▸ Dataset section:
■ ■ ■

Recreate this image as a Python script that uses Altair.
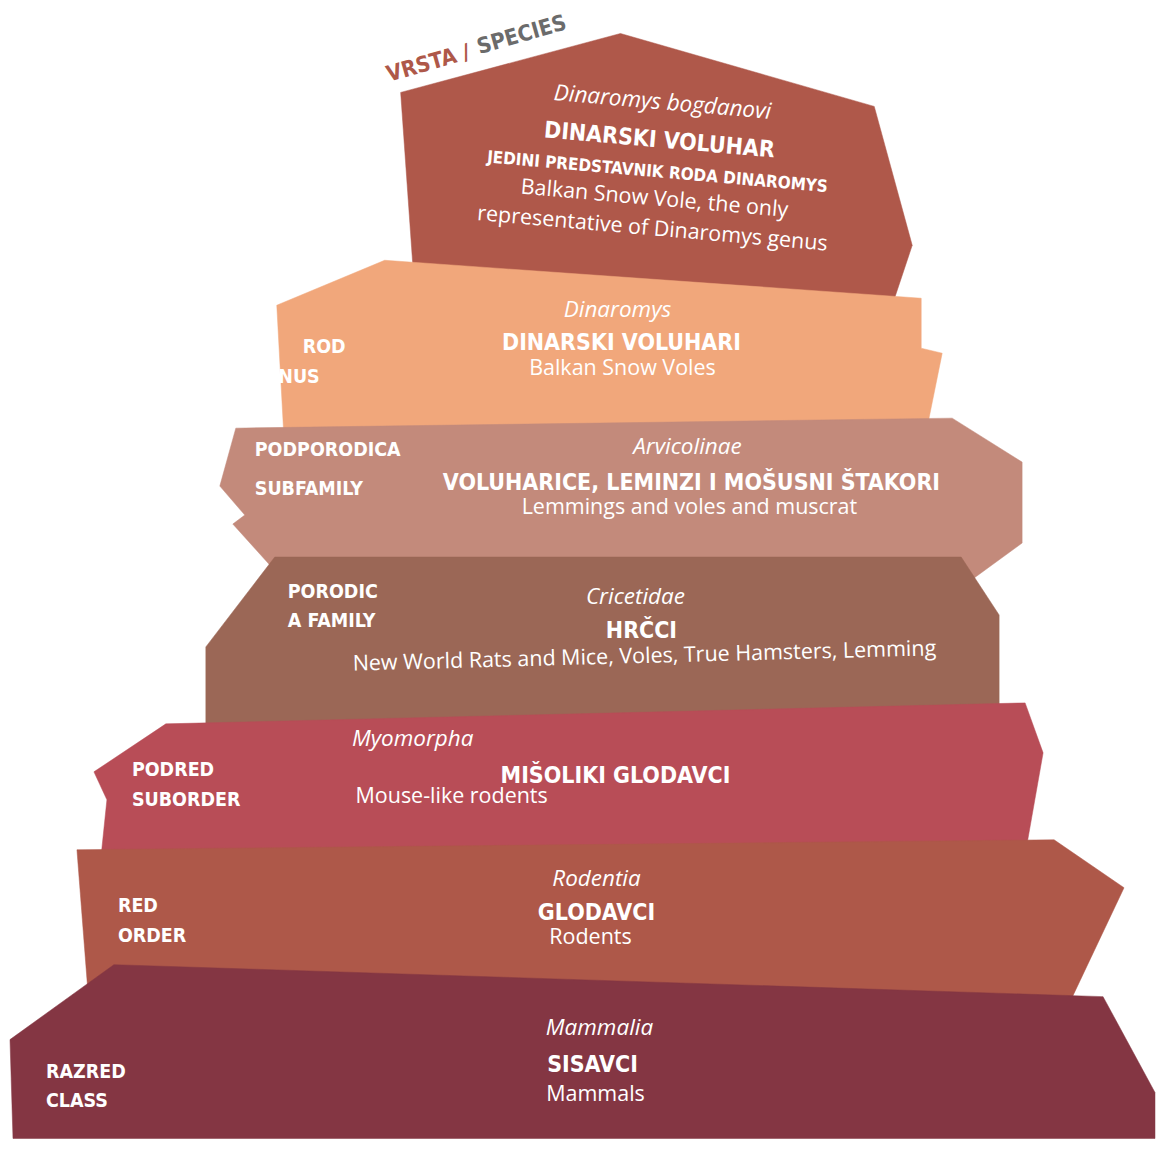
import altair as alt
import pandas as pd

# ---------------- shapes of the taxonomy "stones" (outline vertices) ----------------
species_x = [401, 621, 875, 913, 893, 416]
species_y = [92, 33, 106, 245, 305, 305]
genus_x = [277, 385, 922, 922, 943, 927, 284]
genus_y = [305, 260, 298, 348, 353, 432, 434]
subfamily_x = [236, 953, 1023, 1023, 975, 270, 233, 245, 220]
subfamily_y = [428, 418, 462, 543, 578, 565, 524, 515, 486]
family_x = [275, 962, 1000, 1000, 206, 206]
family_y = [557, 557, 615, 712, 730, 647]
suborder_x = [166, 1026, 1044, 1026, 101, 107, 94]
suborder_y = [724, 703, 753, 855, 858, 800, 772]
order_x = [77, 1055, 1125, 1072, 88]
order_y = [850, 840, 888, 1000, 992]
class_x = [114, 1104, 1156, 1156, 13, 10]
class_y = [965, 997, 1093, 1139, 1139, 1040]

poly_names = ["species", "genus", "subfamily", "family", "suborder", "order", "class"]
poly_xs = [species_x, genus_x, subfamily_x, family_x, suborder_x, order_x, class_x]
poly_ys = [species_y, genus_y, subfamily_y, family_y, suborder_y, order_y, class_y]
poly_colors = ["#AF584A", "#F1A77B", "#C38A7B", "#9B6756", "#B84D57", "#AE5849", "#843643"]

# ---------------- texts ----------------
latin_names = ["Dinaromys bogdanovi", "Dinaromys", "Arvicolinae", "Cricetidae",
               "Myomorpha", "Rodentia", "Mammalia"]
latin_x = [663, 618, 688, 636, 413, 597, 600]
latin_y = [102, 310, 447, 597, 739, 879, 1028]
latin_a = [5, 0, 0, 0, 0, 0, 0]

croatian_names = ["DINARSKI VOLUHAR", "DINARSKI VOLUHARI",
                  "VOLUHARICE, LEMINZI I MOŠUSNI ŠTAKORI", "HRČCI",
                  "MIŠOLIKI GLODAVCI", "GLODAVCI", "SISAVCI"]
croatian_x = [660, 622, 692, 642, 616, 597, 593]
croatian_y = [140, 343, 483, 631, 776, 913, 1065]
croatian_a = [5, 0, 0, 0, 0, 0, 0]

subtitle_hr = ["JEDINI PREDSTAVNIK RODA DINAROMYS"]
subtitle_x = [658]
subtitle_y = [172]
subtitle_a = [5]

english_names = ["Balkan Snow Vole, the only", "representative of Dinaromys genus",
                 "Balkan Snow Voles", "Lemmings and voles and muscrat",
                 "New World Rats and Mice, Voles, True Hamsters, Lemming",
                 "Mouse-like rodents", "Rodents", "Mammals"]
english_x = [655, 653, 623, 690, 645, 452, 591, 596]
english_y = [199, 229, 369, 508, 657, 797, 938, 1095]
english_a = [5, 5, 0, 0, 358.5, 0, 0, 0]

rank_labels = ["ROD", "PODPORODICA", "SUBFAMILY", "PORODIC", "A FAMILY",
               "PODRED", "SUBORDER", "RED", "ORDER", "RAZRED", "CLASS"]
rank_x = [303, 255, 255, 288, 288, 132, 132, 118, 118, 46, 46]
rank_y = [347, 450, 489, 592, 621, 770, 800, 906, 936, 1072, 1101]

genus_label = ["GENUS"]
genus_label_x = [320]
genus_label_y = [377]

header_left = ["VRSTA /"]
header_right = ["SPECIES"]

BOLD = "DejaVu Sans Condensed, Liberation Sans Narrow, sans-serif"
TEXT = "Open Sans, Noto Sans, sans-serif"

X = lambda: alt.X("x:Q", scale=alt.Scale(domain=[8, 1156], nice=False, zero=False), axis=None)
Y = lambda: alt.Y("y:Q", scale=alt.Scale(domain=[8, 1139], nice=False, zero=False, reverse=True), axis=None)

layers = []
for name, xs, ys, col in zip(poly_names, poly_xs, poly_ys, poly_colors):
    df = pd.DataFrame({"x": xs, "y": ys, "i": list(range(len(xs)))})
    layers.append(
        alt.Chart(df).mark_line(filled=True, fill=col, stroke=col, strokeWidth=0.5, interpolate="linear-closed")
        .encode(x=X(), y=Y(), order=alt.Order("i:Q"))
    )


def text_layer(texts, xs, ys, angles, size, font, weight="normal", style="normal",
               align="center", color="white"):
    df = pd.DataFrame({"x": xs, "y": ys, "t": texts, "a": angles})
    return alt.Chart(df).mark_text(
        font=font, fontSize=size, fontWeight=weight, fontStyle=style,
        align=align, baseline="middle", color=color
    ).encode(x=X(), y=Y(), text="t:N", angle=alt.Angle("a:Q", scale=None))


layers.append(text_layer(latin_names, latin_x, latin_y, latin_a, 22.5, TEXT, style="italic"))
layers.append(text_layer(croatian_names, croatian_x, croatian_y, croatian_a, 23, BOLD, weight="bold"))
layers.append(text_layer(subtitle_hr, subtitle_x, subtitle_y, subtitle_a, 17, BOLD, weight="bold"))
layers.append(text_layer(english_names, english_x, english_y, english_a, 21.5, TEXT))
layers.append(text_layer(rank_labels, rank_x, rank_y, [0] * len(rank_labels), 19.5, BOLD,
                         weight="bold", align="left"))
layers.append(text_layer(genus_label, genus_label_x, genus_label_y, [0], 19.5, BOLD,
                         weight="bold", align="right"))
layers.append(text_layer(header_left, [470], [51], [344], 22, BOLD, weight="bold",
                         align="right", color="#AE5849"))
layers.append(text_layer(header_right, [478], [47], [344], 22, BOLD, weight="bold",
                         align="left", color="#6B6B6B"))

chart = alt.layer(*layers).properties(
    width=1148, height=1131, padding=0, background="white"
).configure_view(stroke=None)

chart.save("out.html", embed_options={"renderer": "svg", "actions": False})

■ ■ ■

▸ Written task:
Emit the lines of the material exactly, from its first line to the line containing "import pandas as pd", inclusive; leave every picture out.

▸ Response for this exercise:
Recreate this image as a Python script that uses Altair.
import altair as alt
import pandas as pd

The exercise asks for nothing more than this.